Затем он рассказал в нескольких коротких, сухих фразах, бесстрастным тоном, ряд неудач, из которых слагалась его жизнь: женитьба на такой же, как и он, девушке без гроша за душой, "голод взял в жены нужду", болезни, смерти, борьба с природой, – это бы еще полгоря, если бы сюда ничего не прибавлял человек… Homo homini… homo*… Вся общественная несправедливость, тяготеющая над низшими классами.
* Человек человеку… человек (перефразировка латинской пословицы: человек человеку волк). (Прим. перев.)
Слушая его, Клерамбо не мог скрыть своего возмущения. Эме Куртуа ни капельки не волновался. Так уж заведено, так заведено. Всегда было так. Одни созданы, чтоб терпеть. Другие – нет. Нет гор без долин. Война ему казалась нелепостью. Но он пальцем бы не шевельнул, чтобы помешать ей. Во всей его повадке была фаталистическая пассивность парода, который на галльской почве прикрывается иронической беззаботностью, окопным: "Не надо портить себе кровь!" – И был в ней также дурной стыд французов, которые пуще всего на свете боятся смешного и двадцать раз предпочтут пойти на смерть ради нелепости, вполне очевидной для них самих, лишь бы только не подвергнуться насмешке за какой-нибудь необычный разумный поступок. Противиться войне все равно, что противиться грому! Когда идет град, остается только постараться, если возможно, прикрыть парники, а потом осмотреть побитый урожай. Потом начать все снова, до ближайшего града, до ближайшей войны, до конца времени. "Не надо портить себе кровь!"… Ему и в голову не приходило, что человек может изменить человека.

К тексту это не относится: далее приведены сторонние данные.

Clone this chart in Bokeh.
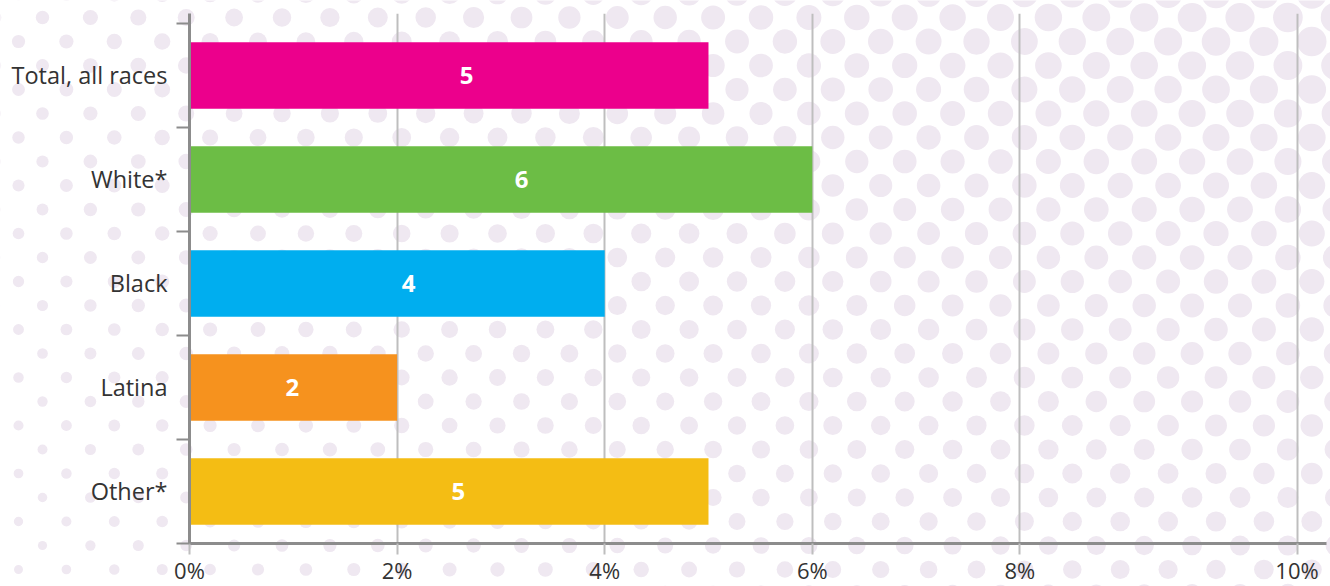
import numpy as np
from jinja2 import Template
from bokeh.plotting import figure
from bokeh.models import Range1d, FixedTicker, ColumnDataSource
from bokeh.core.properties import value
from bokeh.embed import file_html
from bokeh.resources import INLINE

# ---------------- data ----------------
categories = ["Total, all races", "White*", "Black", "Latina", "Other*"]
values = [5, 6, 4, 2, 5]
bar_colors = ["#EC008C", "#6CBD45", "#00AEEF", "#F6921E", "#F4BD14"]
# where the value labels sit along the axis in the reference (in % units)
label_pos = [2.67, 3.2, 2.11, 0.99, 2.59]
# tick positions as they appear on the reference axis (last one is drawn further out)
x_ticks = [0, 2, 4, 6, 8, 10.67]
x_tick_labels = ["0%", "2%", "4%", "6%", "8%", "10%"]

FONT = "Open Sans"
TEXT_COLOR = "#333333"
AXIS_COLOR = "#8C8C8C"
GRID_COLOR = "#BEBEBE"
DOT_COLOR = "#EFE8F1"
W, H = 1330, 586

# ---------------- decorative dotted background ----------------
bg = figure(name="bg", width=W, height=H, x_range=Range1d(0, W), y_range=Range1d(H, 0),
            output_backend="svg", toolbar_location=None, min_border=0,
            background_fill_color="white", border_fill_color="white",
            outline_line_color=None)
bg.axis.visible = False
bg.grid.visible = False
dx, dy = 47.9, 24.0
dot_x, dot_y, dot_r = [], [], []
for k in range(27):
    yy = -7 + dy * k
    x0 = 18 if k % 2 == 0 else 42
    xx = x0 - dx
    while xx < W + dx:
        t = min(max((xx - 42) / 1173.0, 0.0), 1.25)
        r = (6.7 + 7.8 * t ** 0.7) * (1 - 0.0006 * (yy - 17))
        dot_x.append(xx)
        dot_y.append(yy)
        dot_r.append(max(r, 2.5))
        xx += dx
bg.circle(x=dot_x, y=dot_y, radius=dot_r, fill_color=DOT_COLOR, line_color=None)

# ---------------- chart ----------------
n = len(categories)
ypos = [n - 1 - i for i in range(n)]
src = ColumnDataSource(dict(
    y=ypos, v=values, c=bar_colors, lx=label_pos,
    lab=[str(v) for v in values],
))

p = figure(name="fg", frame_width=1137, frame_height=530,
           x_range=Range1d(0, 10.954), y_range=Range1d(-0.5, n - 0.5 + 0.096),
           output_backend="svg", toolbar_location=None,
           min_border_left=189, min_border_right=4, min_border_top=13, min_border_bottom=43,
           background_fill_color=None, border_fill_color=None, outline_line_color=None)

p.hbar(y="y", left=0, right="v", height=0.64, fill_color="c", line_color=None, source=src)
p.text(x="lx", y="y", text="lab", text_align="center", text_baseline="middle",
       text_color="white", text_font=value(FONT), text_font_style="bold",
       text_font_size="24px", source=src)

# grid
p.ygrid.visible = False
p.xgrid.ticker = FixedTicker(ticks=x_ticks[1:])
p.xgrid.grid_line_color = GRID_COLOR
p.xgrid.grid_line_width = 2

# x axis
xa = p.xaxis[0]
xa.ticker = FixedTicker(ticks=x_ticks)
xa.major_label_overrides = {t: l for t, l in zip(x_ticks, x_tick_labels)}
xa.axis_line_color = AXIS_COLOR
xa.axis_line_width = 3
xa.major_tick_line_color = GRID_COLOR
xa.major_tick_line_width = 2
xa.major_tick_in = 0
xa.major_tick_out = 11
xa.minor_tick_line_color = None
xa.major_label_standoff = 0
xa.major_label_text_font = FONT
xa.major_label_text_font_size = "22px"
xa.major_label_text_color = TEXT_COLOR

# y axis
ya = p.yaxis[0]
ya.ticker = FixedTicker(ticks=ypos, minor_ticks=[y - 0.5 for y in range(n + 1)])
ya.major_label_overrides = {y: c for y, c in zip(ypos, categories)}
ya.axis_line_color = AXIS_COLOR
ya.axis_line_width = 3
ya.major_tick_line_color = None
ya.major_tick_in = 0
ya.major_tick_out = 0
ya.minor_tick_line_color = AXIS_COLOR
ya.minor_tick_line_width = 2
ya.minor_tick_in = 0
ya.minor_tick_out = 13
ya.major_label_standoff = 9
ya.major_label_text_font = FONT
ya.major_label_text_font_size = "23.5px"
ya.major_label_text_color = TEXT_COLOR

TEMPLATE = Template("""{% from macros import embed %}
<!DOCTYPE html>
<html lang="en">
<head>
<meta charset="utf-8">
<title>{{ title if title else "chart" }}</title>
{{ bokeh_css if bokeh_css }}
{{ bokeh_js if bokeh_js }}
<style>
html, body { margin: 0; padding: 0; background: #ffffff; overflow: hidden; }
.stack { position: relative; width: 1330px; height: 586px; overflow: hidden; }
.layer { position: absolute; left: 0; top: 0; }
</style>
</head>
<body>
<div class="stack">
<div class="layer">{{ embed(roots.bg) }}</div>
<div class="layer">{{ embed(roots.fg) }}</div>
</div>
{{ plot_script }}
</body>
</html>
""")

open("out.html", "w").write(file_html([bg, p], INLINE, title="chart", template=TEMPLATE))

Клерамбо глухо раздражался этой иронической и тупой покорностью, от которой по справедливости должны прийти в восторг привилегированные классы: ведь они обязаны ей своим существованием, – она обращает человеческий род и его тысячелетние усилия в бочку Данаид, так как все мужество человека, его доблести, его тяжелые труды расточаются на то, чтобы рано или поздно умереть… Но когда глаза Клерамбо обращались к лежащему перед ним обрубку человека, в нем загоралась бесконечная жалость. Что мог он делать, что мог он хотеть, этот человек горя, этот символ принесенного в жертву и изувеченного народа? Столько веков страдает он и истекает кровью на наших глазах, а мы, его более счастливые братья, мы лишь издали дарим его какой-нибудь небрежной похвалой, не нарушающей нашего душевного спокойствия и побуждающей его продолжать в том же духе! Какую помощь приносим мы ему еще? Никакой: ни делом, ни даже словом. Мы для себя храним плод досугов мысли, которыми мы обязаны его жертвам; мы не решаемся дать ему отведать этого плода; мы боимся света; мы боимся бесстыдного мнения господ текущего часа, говорящих: "Погасите свет! Вы, имеющие свет, постарайтесь, чтобы его не было видно, если хотите, чтобы его вам простили!"… – Довольно малодушия! Кто же заговорит, если не мы? Другие так и умирают с завязанным ртом…
Облако страдания прошло по лицу раненого. Глаза его приковались к потолку. Большой искривленный рот, упрямо зажатый, не хотел больше отвечать. – Клерамбо удалился. Он принял решение. Молчание народа в предсмертной агонии окончательно побудило его заговорить.